When an athlete is close to maximum speed, it is primarily limb speed increases that result in higher velocities (Hay, 2002). However, increased limb cycle and recovery rate is not the preferred strategy for increasing maximum velocity. Rather that the individual would be decreasing ground contact time whilst increasing force transference into the ground resulting in a longer stride. A longer stride results in the athlete covering the race distance in less steps (Brughelli, Cronin, Chaouachi, 2011), this therefore results in a net loss of ground contact time over the race distance. Another potentially limiting factor is the athletes’ neuro-muscular capabilities; the athlete must be able to effectively pre-load and transfer force into the ground at high velocities. It is suggested that an athlete’s maximum velocity is reached when the vertical force applied provides just enough flight time for the limb to cycle back to the same point underneath the athletes centre of gravity (Bosco, Vittori, 1986). This therefore leads us onto the suggestion that a third limiting factor of maximum velocity is the overall force that an athlete can produce in upright running during in the limited ground contact time.

As a coach, it is important to view all the limiting factors of maximal velocity in combination and not just in isolation, as increasing one threshold does not necessarily result in higher velocities if the individual is still limited by either of, or both of the other limiting factors.

When we look at how elite athletes train to generate the required forces, you imagine a combination of speed and strength work to generate power, however, though effective combinations of those training types might result in increased force production and maximum velocity, Wenzel and Perfetto, (1992) found that both were as effective as the other in isolation when it comes to reaching the power output for max velocity.

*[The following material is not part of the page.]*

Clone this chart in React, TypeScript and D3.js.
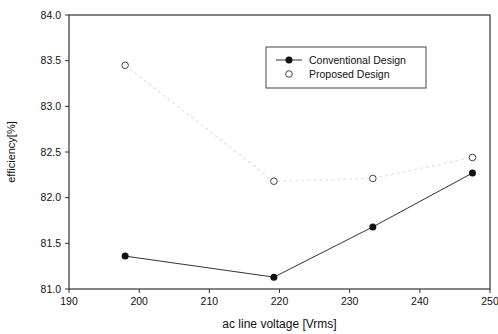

To clarify, power is a combination of both force and velocity (Newton, Kraemer, 1994), so how can the athlete train for this max power then? Some research suggests that the velocity element of power production can be achieved through negative loading. This involves using resistance to aid the concentric action (Argus, Gill, Keogh, Blazevich, Hopkins, 2011).

Many athletic programmes focus on heavy lifting; usually somewhere between 70-90% of a one-rep max, strength is regularly views as a way of measuring an athletes potential (Wenzel, Perfetto, 1992). However, some research suggests that increased levels of strength have a negative impact on an athlete’s ability to generate speed (Verkhoshansky, 1981). An athlete can be strong, but this alone does not guarantee that they can apply that force quickly enough for the short contact times in a sprint race (Garhammer, 1993). Strength alone is not a suitable measure of an athlete’s ability to generate force; it is the rate of force development that should be viewed with greater importance then strength alone (Rhea et al. 2009).

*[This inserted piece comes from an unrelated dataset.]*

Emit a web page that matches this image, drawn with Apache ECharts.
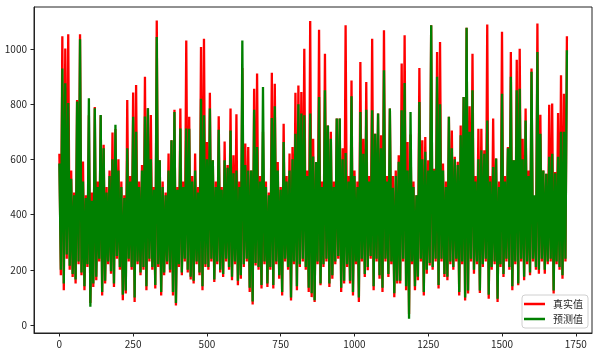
<!DOCTYPE html>
<html>
<head>
<meta charset="utf-8">
<script src="https://cdn.jsdelivr.net/npm/echarts@6/dist/echarts.min.js"></script>
<style>
html,body{margin:0;padding:0;background:#fff;}
#chart{width:599px;height:355px;}
</style>
</head>
<body>
<div id="chart"></div>
<script>
// sample index step (every 5th sample of the original series)
const sampleStep = 5;
const seriesNames = ['真实值', '预测值'];
const xTicks = [0, 250, 500, 750, 1000, 1250, 1500, 1750];
const yTicks = [0, 200, 400, 600, 800, 1000];

// 真实值 (actual), read at every 5th sample
const actual = [
  620,180, 1046,126, 1002,240, 1053,200, 560,174, 480,150, 815,220, 1053,180, 592,126, 470,210,
  760,80, 480,138, 790,162, 520,230, 760,107, 653,150, 500,220, 560,186, 697,138, 710,240,
  600,200, 520,90, 470,114, 815,230, 540,200, 842,83, 869,220, 520,180, 580,200, 899,126,
  785,230, 761,200, 500,132, 1103,210, 597,107, 520,180, 480,220, 621,190, 669,107, 780,71,
  500,210, 784,180, 520,230, 1031,190, 754,165, 540,150, 621,220, 500,180, 1007,126, 1037,210,
  663,200, 841,230, 597,156, 520,220, 756,190, 500,174, 665,230, 580,200, 784,162, 615,220,
  763,144, 520,168, 931,210, 657,230, 645,120, 560,74, 856,216, 911,200, 540,132, 700,220,
  520,138, 480,200, 914,132, 874,220, 590,168, 500,107, 729,230, 540,200, 621,89, 645,220,
  841,126, 868,210, 844,230, 1001,200, 560,120, 1101,101, 675,83, 590,220, 1070,144, 520,210,
  983,230, 723,138, 700,168, 520,220, 748,240, 748,120, 640,150, 1086,210, 540,150, 886,107,
  560,220, 520,83, 953,230, 675,174, 880,198, 540,240, 1037,126, 693,230, 766,168, 687,120,
  1068,230, 540,174, 784,220, 540,101, 560,150, 615,150, 947,230, 1050,126, 663,40, 690,220,
  520,126, 470,162, 931,230, 669,107, 681,186, 597,216, 1086,200, 566,230, 989,132, 1025,230,
  585,174, 520,162, 754,220, 705,200, 609,230, 591,107, 723,220, 826,89, 1077,114, 792,230,
  983,186, 540,220, 711,116, 711,210, 633,230, 1089,95, 540,200, 748,220, 603,83, 520,210,
  1062,174, 540,230, 645,200, 989,126, 597,220, 961,144, 1001,230, 675,162, 784,220, 560,180,
  929,230, 464,200, 1092,186, 762,230, 560,186, 548,220, 798,230, 802,114, 554,220, 768,200,
  905,168, 838,230, 1046
];

// 预测值 (predicted), read at every 5th sample
const predicted = [
  585,200, 929,150, 876,255, 804,215, 530,185, 470,165, 810,230, 1035,190, 520,140, 460,220,
  821,66, 450,150, 785,175, 500,240, 761,120, 640,160, 480,230, 540,195, 600,150, 725,250,
  560,210, 500,110, 460,125, 640,240, 520,210, 754,100, 700,230, 500,190, 560,210, 755,140,
  785,240, 600,210, 490,145, 1043,220, 597,120, 500,190, 470,230, 560,200, 669,120, 772,80,
  490,220, 712,190, 500,240, 712,200, 711,175, 520,160, 560,230, 480,190, 820,140, 760,220,
  600,210, 784,240, 597,165, 500,230, 707,200, 490,185, 597,240, 570,210, 705,175, 550,230,
  560,160, 500,180, 1031,220, 580,240, 560,135, 560,85, 780,225, 645,210, 520,145, 862,230,
  500,150, 470,210, 750,145, 792,230, 560,180, 490,120, 663,240, 520,210, 560,100, 600,230,
  693,140, 800,220, 766,240, 760,210, 540,135, 766,115, 610,90, 590,230, 826,150, 500,220,
  850,240, 723,150, 675,180, 500,230, 748,250, 748,135, 600,160, 623,220, 520,160, 829,120,
  540,230, 500,100, 772,240, 620,185, 780,210, 520,250, 778,140, 693,240, 766,180, 640,135,
  923,240, 520,185, 784,230, 497,115, 540,160, 591,160, 778,240, 877,140, 560,23, 772,230,
  500,140, 470,175, 808,240, 600,120, 628,200, 560,225, 1086,210, 560,240, 899,145, 800,240,
  560,185, 500,175, 754,230, 640,210, 600,240, 580,120, 687,230, 826,100, 1077,125, 700,240,
  850,200, 520,230, 600,125, 633,220, 620,240, 741,110, 520,210, 572,230, 603,95, 500,220,
  838,185, 520,240, 640,210, 899,140, 597,230, 850,150, 856,240, 600,175, 741,230, 540,190,
  917,240, 470,210, 989,200, 693,240, 560,200, 548,230, 609,240, 620,125, 550,230, 609,210,
  700,180, 700,240, 995
];

const toPairs = arr => arr.map((v, i) => [i * sampleStep, v]);

const chart = echarts.init(document.getElementById('chart'), null, {renderer: 'canvas'});
const labelFont = {fontFamily: '"Noto Sans CJK SC", "DejaVu Sans", sans-serif', fontSize: 10, color: '#262626'};
const plain = v => String(v);
chart.setOption({
  animation: false,
  backgroundColor: '#fff',
  grid: {left: 34, right: 7, top: 7, bottom: 22, show: true, borderColor: '#222', borderWidth: 1, containLabel: false, outerBoundsMode: 'none'},
  legend: {
    data: seriesNames,
    orient: 'vertical',
    right: 11,
    bottom: 27,
    icon: 'rect',
    itemWidth: 21,
    itemHeight: 2.5,
    itemGap: 3,
    padding: [3, 5, 3, 2],
    backgroundColor: 'rgba(255,255,255,0.85)',
    borderColor: '#d0d0d0',
    borderWidth: 1,
    borderRadius: 3,
    textStyle: Object.assign({}, labelFont, {fontSize: 10, lineHeight: 12, padding: [0, 0, 0, 3]})
  },
  xAxis: {
    type: 'value', min: -86, max: 1805,
    splitLine: {show: false},
    axisLine: {show: true, onZero: false, lineStyle: {color: '#222', width: 1}},
    axisTick: {show: true, length: 3.5, customValues: xTicks, lineStyle: {color: '#222'}},
    axisLabel: Object.assign({show: true, margin: 6, customValues: xTicks, formatter: plain}, labelFont)
  },
  yAxis: {
    type: 'value', min: -29, max: 1152,
    splitLine: {show: false},
    axisLine: {show: true, onZero: false, lineStyle: {color: '#222', width: 1}},
    axisTick: {show: true, length: 3.5, customValues: yTicks, lineStyle: {color: '#222'}},
    axisLabel: Object.assign({show: true, margin: 7, customValues: yTicks, formatter: plain}, labelFont)
  },
  series: [
    {name: seriesNames[0], type: 'line', data: toPairs(actual), showSymbol: false, symbol: 'none',
     color: '#ff0000', lineStyle: {color: '#ff0000', width: 2.3}, z: 2},
    {name: seriesNames[1], type: 'line', data: toPairs(predicted), showSymbol: false, symbol: 'none',
     color: '#008000', lineStyle: {color: '#008000', width: 2.3}, z: 3}
  ]
});
</script>
</body>
</html>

Resistance programmes that instruct athletes to move the weight as quickly as possible do attempt to take the rate of force development into account, however, the problem these programmes face as the athletes become stronger, and therefore able to lift heavier weights, is that a large part of the lift is spent decelerating the weight (Cronin, McNair, Marshall, 2003, Elliot, Wilson, Kerr, 1989). A training method that does take into account the rate of force development is generally referred to simply as; variable resistance training (Borek, 1997). In theory, this allows our athlete to use their mechanical advantage in generating force. There is also increased muscle activation during the concentric phase as a result of progressing the resistance levels (Ebben, Jensen, 2002). From a theoretical standpoint, our athlete will be able to store elastic energy in their muscles and tendons. When we apply this to sprinting, the athlete can ‘pre load’ the elastic energy in the muscles and tendons during the flight time, so greater force can be transferred over a shorter ground contact time (Rhea et al. 2009), there is a lack of adequate research to suggest if an increased flight time results in increased loading ability of the athletes, however it is generally suggested that that is related more with the athletes neuro-muscular capabilities.

Over speed training has also been shown to create positive outcomes on an athletes maximum velocity, the body under goes surpamaximal muscle movements (Corn, Knudson, 2003). Positive effects have also been seen from similar methods of training using downhill running (Paradisis, Cooke, 2006). One benefit to over speed training is that it seems to reduce ground contact time of sprinters (Clark, Sabick, Pfeiffer, Kuhlman, Knigge, Shea 2009). In addition to this, over speed surpamaximal muscle contraction seems to produce a change in the muscles neuro-muscular activation, thereby pushing two of the athletes limiting factors and potentially increasing maximum velocity (Bosco, Vittori, 1986).

Roig, O'Brien, Kirk, Murray, McKinnon, Shadgan and Reid (2009) conducted a meta-analysis comparing the effectiveness of various exercise modalities. They found that high intensity eccentric training resulted in greater power and therefore greater velocities then when compared to concentric training. Research has shown that the peak force produced in eccentric training is greater then that produced by concentric contractions (Crenshaw, Karlsson, Styf, Bäcklund, Fridén, 1995).

It is apparent that there a benefits to these differing style of training approaches, however it is unlikely that athletes would simply utilise a single training modality. Therefore, Cook, Christian, Beaven, Martyn, Kilduff and Liam (2013) implemented a three-week training intervention designed to see if the combination of these modalities were more effective then working in isolation. They found that both eccentric and concentric approaches used in isolation did not result in a significant difference in maximal running velocities, however, when the two approaches were used in a single programme, greater levels of power output were achieved resulting in increased maximal velocities.

It is important to bear in mind that whilst numerous factors are the same across all sports when attempting to increase maximum velocity, there are some noticeable difference between that of a track sprinter and that of, for example, team sports. The team sport athlete typically runs with a lower centre of gravity, and less knee flection, it is also likely that there will be differences in first step quickness, distance spent in acceleration, and it is likely that maximal speed will differ (Cronin, Hanson, 2005).

There have been three key limiting factors identified face by a coach and track sprinter, when attempting to increase maximum velocity: decreasing ground contact time of an athlete at maximum velocity, increasing maximum force an athlete can produce, and improving an athletes neuro-muscular capabilities to transfer more force over a shorter contact period. A series of different training modalities has been discussed, each with their own physiological benefits intended to push these limiting factors and allow athletes to increase their maximum velocity. Cook et al. (2013) talk about the benefits of combining different training modalities, it is important for the coach to understand the demands of each of these modalities, and to effectively balance them within an athletes programme.